__Set problem__.
Wherever the word "code" shows up in a line, please copy that line.

__Material supplied__.
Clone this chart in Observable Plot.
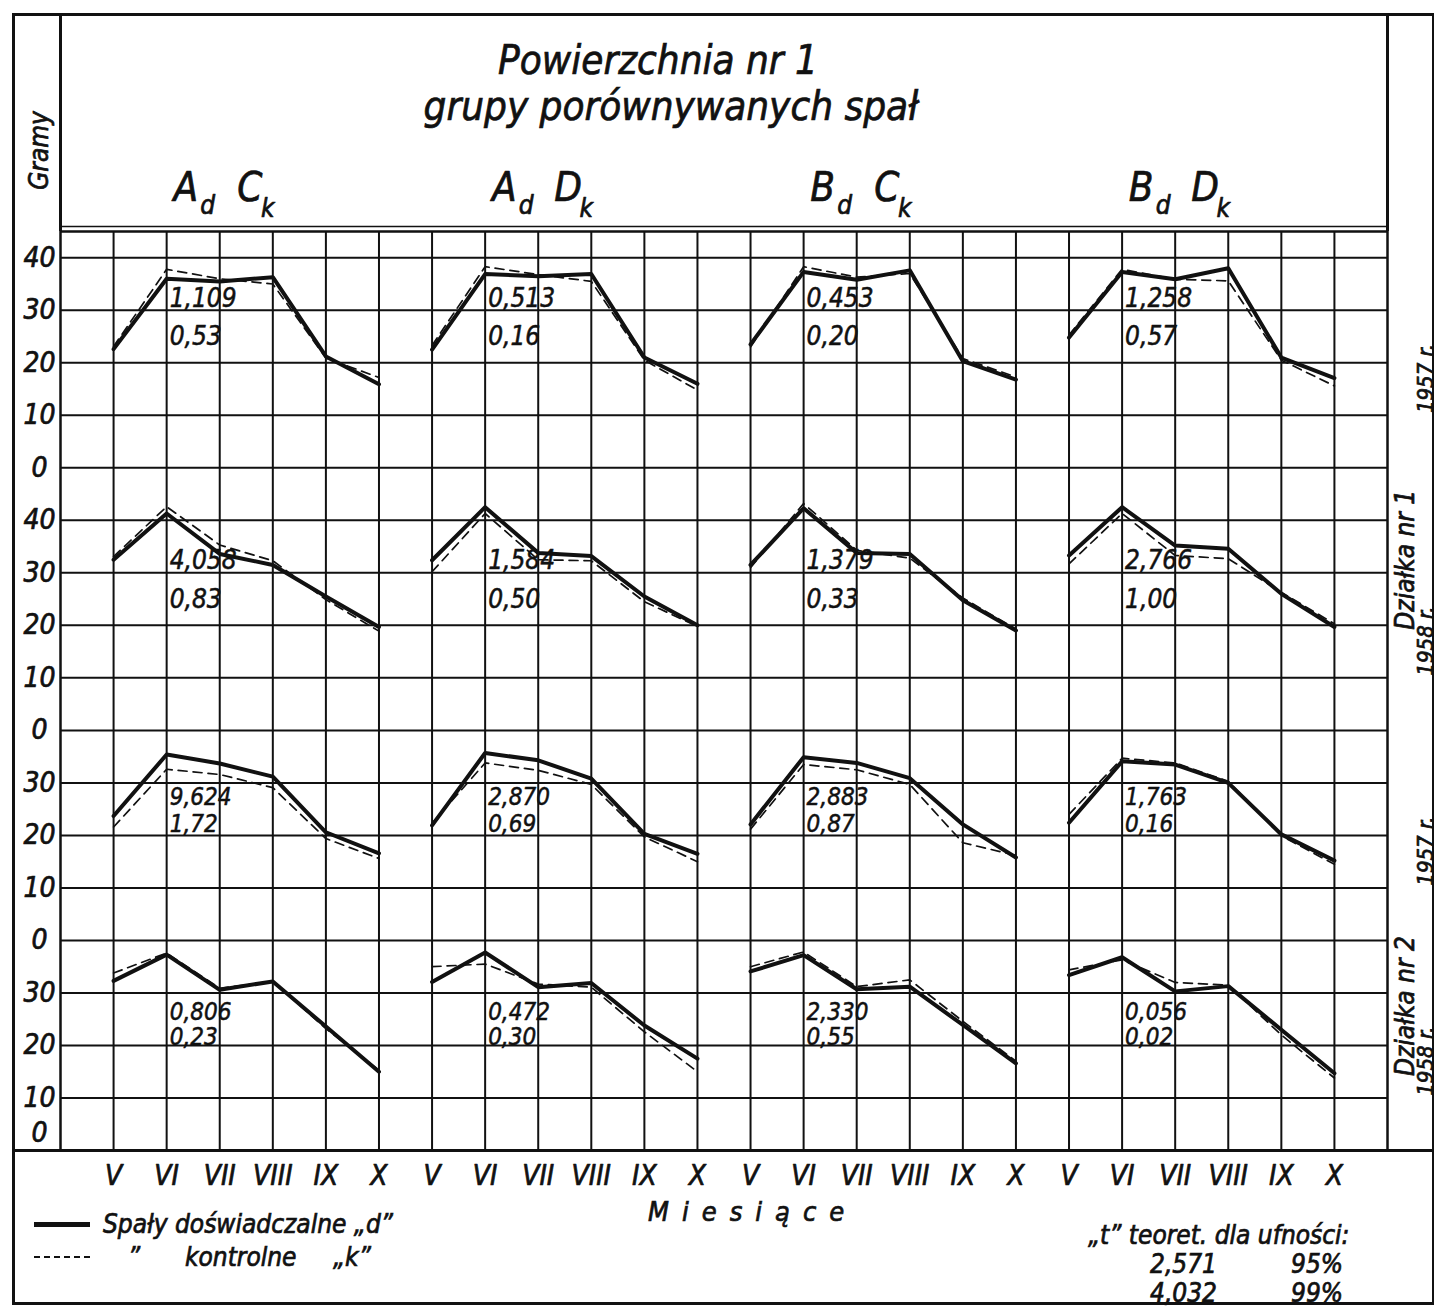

* * *

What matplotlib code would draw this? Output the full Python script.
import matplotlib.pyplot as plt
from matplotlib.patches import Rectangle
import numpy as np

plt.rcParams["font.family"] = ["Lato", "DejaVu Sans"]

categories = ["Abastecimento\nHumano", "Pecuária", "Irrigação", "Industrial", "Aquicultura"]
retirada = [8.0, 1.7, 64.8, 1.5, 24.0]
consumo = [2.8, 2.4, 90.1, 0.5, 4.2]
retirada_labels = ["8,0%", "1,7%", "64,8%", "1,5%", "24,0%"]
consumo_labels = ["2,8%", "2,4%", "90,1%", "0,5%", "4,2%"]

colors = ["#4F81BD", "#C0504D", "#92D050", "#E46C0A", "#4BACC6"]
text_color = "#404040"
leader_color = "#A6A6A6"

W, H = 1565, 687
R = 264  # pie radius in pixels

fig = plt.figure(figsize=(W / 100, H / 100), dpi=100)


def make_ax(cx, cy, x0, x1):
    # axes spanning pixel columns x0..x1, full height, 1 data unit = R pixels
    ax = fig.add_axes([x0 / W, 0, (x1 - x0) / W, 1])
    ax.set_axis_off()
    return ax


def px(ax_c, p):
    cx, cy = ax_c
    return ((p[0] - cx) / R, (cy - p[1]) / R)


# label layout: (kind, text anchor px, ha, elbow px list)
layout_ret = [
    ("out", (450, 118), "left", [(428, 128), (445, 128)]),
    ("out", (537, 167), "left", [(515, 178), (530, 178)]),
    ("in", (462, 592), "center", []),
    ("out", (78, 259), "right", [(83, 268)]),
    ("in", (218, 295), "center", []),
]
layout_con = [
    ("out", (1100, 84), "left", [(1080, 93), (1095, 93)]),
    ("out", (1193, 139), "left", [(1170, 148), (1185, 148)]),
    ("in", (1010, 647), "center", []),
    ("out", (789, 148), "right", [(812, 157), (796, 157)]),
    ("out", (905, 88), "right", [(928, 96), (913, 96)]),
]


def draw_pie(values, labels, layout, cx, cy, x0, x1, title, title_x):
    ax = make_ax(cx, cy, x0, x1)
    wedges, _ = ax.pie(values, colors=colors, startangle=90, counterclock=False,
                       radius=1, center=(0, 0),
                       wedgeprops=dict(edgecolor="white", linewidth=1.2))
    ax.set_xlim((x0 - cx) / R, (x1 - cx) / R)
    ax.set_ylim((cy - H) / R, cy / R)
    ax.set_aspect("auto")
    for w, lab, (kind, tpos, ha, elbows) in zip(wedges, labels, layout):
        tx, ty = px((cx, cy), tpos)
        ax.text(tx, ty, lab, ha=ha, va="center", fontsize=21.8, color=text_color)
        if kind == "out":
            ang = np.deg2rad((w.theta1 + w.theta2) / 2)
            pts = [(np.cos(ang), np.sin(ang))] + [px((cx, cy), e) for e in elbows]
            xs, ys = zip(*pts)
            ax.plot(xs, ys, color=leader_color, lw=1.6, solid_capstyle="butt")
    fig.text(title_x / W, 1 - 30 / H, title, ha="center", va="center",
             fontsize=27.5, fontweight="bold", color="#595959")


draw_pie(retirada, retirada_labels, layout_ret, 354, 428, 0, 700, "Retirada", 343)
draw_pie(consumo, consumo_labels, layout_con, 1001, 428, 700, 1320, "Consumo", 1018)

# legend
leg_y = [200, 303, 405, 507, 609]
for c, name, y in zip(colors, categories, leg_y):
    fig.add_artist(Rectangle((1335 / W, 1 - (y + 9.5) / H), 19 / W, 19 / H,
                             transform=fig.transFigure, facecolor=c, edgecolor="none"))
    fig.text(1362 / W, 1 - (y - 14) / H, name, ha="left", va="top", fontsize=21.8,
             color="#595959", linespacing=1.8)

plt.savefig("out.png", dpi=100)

---

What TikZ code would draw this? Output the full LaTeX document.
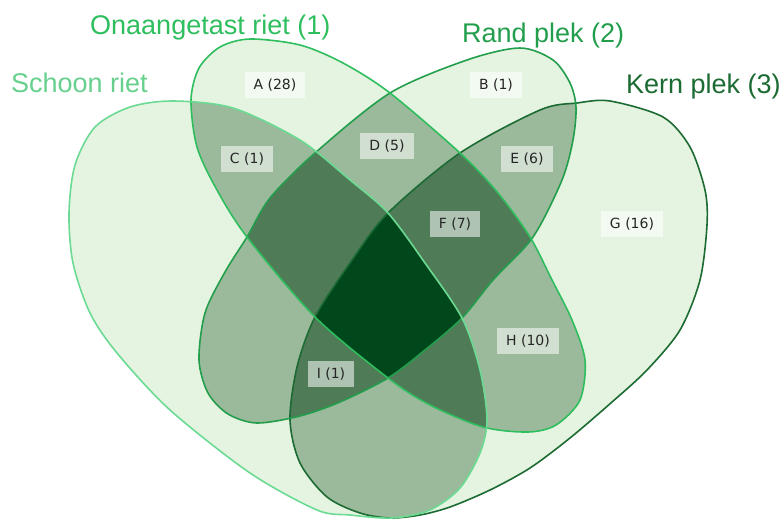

__Task result__.
What matplotlib code would draw this? Output the full Python script.
What TikZ code would draw this? Output the full LaTeX document.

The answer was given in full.